§ **Supplied material**

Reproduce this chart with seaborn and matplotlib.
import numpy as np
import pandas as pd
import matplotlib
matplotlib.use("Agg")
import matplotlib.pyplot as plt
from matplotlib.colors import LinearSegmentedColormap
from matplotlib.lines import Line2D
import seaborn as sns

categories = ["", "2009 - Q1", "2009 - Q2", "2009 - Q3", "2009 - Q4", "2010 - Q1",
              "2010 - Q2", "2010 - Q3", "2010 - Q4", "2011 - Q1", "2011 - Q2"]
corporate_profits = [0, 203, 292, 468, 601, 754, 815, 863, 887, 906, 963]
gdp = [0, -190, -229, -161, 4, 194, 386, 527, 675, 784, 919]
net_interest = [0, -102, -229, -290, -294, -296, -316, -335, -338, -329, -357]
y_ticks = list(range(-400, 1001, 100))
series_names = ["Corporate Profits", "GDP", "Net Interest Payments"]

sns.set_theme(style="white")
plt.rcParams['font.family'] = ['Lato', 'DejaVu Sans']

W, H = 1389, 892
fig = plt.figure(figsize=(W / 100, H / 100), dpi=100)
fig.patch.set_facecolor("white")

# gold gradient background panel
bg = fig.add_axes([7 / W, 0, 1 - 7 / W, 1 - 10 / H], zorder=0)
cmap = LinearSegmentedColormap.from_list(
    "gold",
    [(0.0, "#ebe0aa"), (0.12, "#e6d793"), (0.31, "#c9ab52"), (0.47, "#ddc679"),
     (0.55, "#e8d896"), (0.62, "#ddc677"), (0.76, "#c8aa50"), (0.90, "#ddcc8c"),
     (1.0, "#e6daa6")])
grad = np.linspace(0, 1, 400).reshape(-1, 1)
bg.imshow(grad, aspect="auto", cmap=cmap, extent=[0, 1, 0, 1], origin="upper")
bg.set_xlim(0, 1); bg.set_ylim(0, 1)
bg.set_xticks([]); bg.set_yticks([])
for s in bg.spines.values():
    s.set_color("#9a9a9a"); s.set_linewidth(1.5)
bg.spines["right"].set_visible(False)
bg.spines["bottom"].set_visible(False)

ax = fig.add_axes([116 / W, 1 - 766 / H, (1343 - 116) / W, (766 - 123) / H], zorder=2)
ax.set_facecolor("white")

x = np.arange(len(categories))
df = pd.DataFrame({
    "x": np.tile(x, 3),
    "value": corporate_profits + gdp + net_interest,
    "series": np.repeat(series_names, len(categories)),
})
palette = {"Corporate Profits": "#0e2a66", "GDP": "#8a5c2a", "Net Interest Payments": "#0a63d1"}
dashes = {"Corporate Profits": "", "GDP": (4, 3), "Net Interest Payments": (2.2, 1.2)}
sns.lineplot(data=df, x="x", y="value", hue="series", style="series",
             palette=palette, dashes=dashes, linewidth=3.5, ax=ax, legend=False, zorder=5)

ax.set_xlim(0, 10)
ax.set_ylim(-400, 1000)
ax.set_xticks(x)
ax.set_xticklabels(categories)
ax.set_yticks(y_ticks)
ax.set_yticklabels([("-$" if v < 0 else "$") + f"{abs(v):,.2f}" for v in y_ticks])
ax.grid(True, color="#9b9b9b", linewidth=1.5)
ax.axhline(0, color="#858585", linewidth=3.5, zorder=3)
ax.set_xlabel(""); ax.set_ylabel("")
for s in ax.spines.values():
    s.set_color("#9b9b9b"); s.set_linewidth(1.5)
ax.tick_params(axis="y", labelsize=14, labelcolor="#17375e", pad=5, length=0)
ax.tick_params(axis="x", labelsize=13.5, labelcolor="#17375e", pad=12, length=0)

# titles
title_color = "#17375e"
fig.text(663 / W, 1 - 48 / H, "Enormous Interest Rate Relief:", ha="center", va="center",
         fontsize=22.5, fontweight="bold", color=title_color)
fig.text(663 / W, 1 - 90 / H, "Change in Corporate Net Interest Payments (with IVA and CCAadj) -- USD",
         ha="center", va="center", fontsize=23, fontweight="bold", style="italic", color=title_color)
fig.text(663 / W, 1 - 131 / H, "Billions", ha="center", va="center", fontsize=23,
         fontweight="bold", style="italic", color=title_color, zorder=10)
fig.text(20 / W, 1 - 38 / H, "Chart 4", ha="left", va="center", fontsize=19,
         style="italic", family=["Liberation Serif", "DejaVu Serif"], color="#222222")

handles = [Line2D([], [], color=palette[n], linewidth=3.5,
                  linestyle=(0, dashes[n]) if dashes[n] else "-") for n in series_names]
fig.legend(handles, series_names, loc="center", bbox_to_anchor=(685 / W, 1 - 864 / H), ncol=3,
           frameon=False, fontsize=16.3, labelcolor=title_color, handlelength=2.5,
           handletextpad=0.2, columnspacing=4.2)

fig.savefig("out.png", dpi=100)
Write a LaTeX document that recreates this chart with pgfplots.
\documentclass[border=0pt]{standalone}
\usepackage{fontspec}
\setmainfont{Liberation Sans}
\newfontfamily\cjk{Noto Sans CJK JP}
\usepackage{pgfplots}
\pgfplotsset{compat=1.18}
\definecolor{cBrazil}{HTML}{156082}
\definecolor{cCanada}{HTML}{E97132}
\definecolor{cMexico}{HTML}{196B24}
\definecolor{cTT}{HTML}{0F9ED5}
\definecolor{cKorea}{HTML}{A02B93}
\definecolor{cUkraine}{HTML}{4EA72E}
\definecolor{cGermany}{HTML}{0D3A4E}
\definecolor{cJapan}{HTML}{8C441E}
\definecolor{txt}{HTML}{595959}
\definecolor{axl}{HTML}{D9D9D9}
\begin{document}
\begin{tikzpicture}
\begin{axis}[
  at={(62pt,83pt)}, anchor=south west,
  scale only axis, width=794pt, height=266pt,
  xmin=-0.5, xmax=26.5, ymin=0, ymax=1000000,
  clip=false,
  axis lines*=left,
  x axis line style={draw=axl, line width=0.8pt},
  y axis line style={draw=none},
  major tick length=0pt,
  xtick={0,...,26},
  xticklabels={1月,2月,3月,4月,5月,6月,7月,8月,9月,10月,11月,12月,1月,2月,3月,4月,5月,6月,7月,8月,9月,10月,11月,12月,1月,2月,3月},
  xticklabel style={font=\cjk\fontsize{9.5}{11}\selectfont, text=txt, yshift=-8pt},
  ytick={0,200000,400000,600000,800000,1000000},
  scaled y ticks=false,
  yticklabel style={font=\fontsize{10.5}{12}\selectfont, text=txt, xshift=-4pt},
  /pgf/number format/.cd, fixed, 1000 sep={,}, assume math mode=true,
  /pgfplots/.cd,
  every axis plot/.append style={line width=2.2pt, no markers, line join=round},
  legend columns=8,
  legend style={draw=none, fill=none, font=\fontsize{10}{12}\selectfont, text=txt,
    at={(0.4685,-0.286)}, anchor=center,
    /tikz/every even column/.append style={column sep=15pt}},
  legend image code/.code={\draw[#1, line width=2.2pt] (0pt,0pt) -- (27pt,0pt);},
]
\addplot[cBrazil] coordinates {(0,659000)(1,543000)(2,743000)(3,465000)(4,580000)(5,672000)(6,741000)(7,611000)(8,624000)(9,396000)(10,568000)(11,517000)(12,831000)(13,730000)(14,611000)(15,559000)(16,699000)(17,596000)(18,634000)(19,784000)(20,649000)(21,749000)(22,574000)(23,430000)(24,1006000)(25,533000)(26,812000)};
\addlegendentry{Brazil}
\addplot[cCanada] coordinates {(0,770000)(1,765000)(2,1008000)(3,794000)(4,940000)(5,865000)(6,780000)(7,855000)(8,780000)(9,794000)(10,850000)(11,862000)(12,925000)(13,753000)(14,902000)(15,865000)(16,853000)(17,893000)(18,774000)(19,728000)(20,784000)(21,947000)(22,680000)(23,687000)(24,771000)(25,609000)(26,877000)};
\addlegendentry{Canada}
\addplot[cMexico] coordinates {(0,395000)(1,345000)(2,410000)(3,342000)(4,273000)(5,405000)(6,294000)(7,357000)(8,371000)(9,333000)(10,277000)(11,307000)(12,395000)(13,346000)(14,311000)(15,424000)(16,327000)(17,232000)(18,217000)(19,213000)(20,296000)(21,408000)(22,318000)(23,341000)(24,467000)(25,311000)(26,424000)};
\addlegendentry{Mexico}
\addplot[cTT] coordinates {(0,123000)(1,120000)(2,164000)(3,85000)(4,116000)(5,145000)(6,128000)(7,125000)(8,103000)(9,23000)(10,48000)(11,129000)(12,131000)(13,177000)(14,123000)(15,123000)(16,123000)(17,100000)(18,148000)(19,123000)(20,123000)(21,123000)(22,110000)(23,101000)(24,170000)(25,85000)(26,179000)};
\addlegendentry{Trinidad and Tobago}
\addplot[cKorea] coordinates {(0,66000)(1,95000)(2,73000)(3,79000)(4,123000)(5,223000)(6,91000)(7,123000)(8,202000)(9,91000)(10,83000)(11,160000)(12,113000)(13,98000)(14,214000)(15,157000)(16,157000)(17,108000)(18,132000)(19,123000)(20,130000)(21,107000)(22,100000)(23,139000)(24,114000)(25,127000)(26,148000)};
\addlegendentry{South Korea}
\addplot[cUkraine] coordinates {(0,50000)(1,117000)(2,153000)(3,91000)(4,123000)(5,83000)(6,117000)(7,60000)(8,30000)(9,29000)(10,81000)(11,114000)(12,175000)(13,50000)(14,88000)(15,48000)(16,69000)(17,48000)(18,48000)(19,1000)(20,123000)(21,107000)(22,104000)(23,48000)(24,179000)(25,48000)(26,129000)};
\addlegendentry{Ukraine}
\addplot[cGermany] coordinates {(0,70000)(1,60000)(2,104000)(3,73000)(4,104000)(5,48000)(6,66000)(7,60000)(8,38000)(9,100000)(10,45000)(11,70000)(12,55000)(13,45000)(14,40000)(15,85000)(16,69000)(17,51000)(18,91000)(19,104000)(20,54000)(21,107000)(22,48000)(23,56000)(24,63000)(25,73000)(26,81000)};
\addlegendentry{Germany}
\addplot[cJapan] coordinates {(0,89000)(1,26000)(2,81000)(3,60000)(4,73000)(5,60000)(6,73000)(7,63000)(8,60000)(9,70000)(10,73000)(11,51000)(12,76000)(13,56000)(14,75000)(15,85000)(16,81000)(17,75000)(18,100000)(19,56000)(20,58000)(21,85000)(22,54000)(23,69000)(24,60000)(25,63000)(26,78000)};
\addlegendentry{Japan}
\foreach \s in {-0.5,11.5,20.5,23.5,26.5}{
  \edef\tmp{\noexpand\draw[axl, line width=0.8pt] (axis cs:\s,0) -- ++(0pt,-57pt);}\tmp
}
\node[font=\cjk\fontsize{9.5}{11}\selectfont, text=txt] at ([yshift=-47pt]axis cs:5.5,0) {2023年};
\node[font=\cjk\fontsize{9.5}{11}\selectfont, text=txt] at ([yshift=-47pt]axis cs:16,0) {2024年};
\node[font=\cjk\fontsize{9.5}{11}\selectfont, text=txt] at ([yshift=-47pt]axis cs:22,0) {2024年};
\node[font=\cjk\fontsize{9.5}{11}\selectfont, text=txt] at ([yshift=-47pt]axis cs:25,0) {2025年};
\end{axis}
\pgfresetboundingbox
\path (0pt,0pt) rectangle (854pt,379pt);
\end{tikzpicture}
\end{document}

§ **Task instructions**
The lines from the top of the data above down to the line containing "import seaborn as sns" are to be copied exactly; no other line should appear.

§ **Response for this exercise**
Reproduce this chart with seaborn and matplotlib.
import numpy as np
import pandas as pd
import matplotlib
matplotlib.use("Agg")
import matplotlib.pyplot as plt
from matplotlib.colors import LinearSegmentedColormap
from matplotlib.lines import Line2D
import seaborn as sns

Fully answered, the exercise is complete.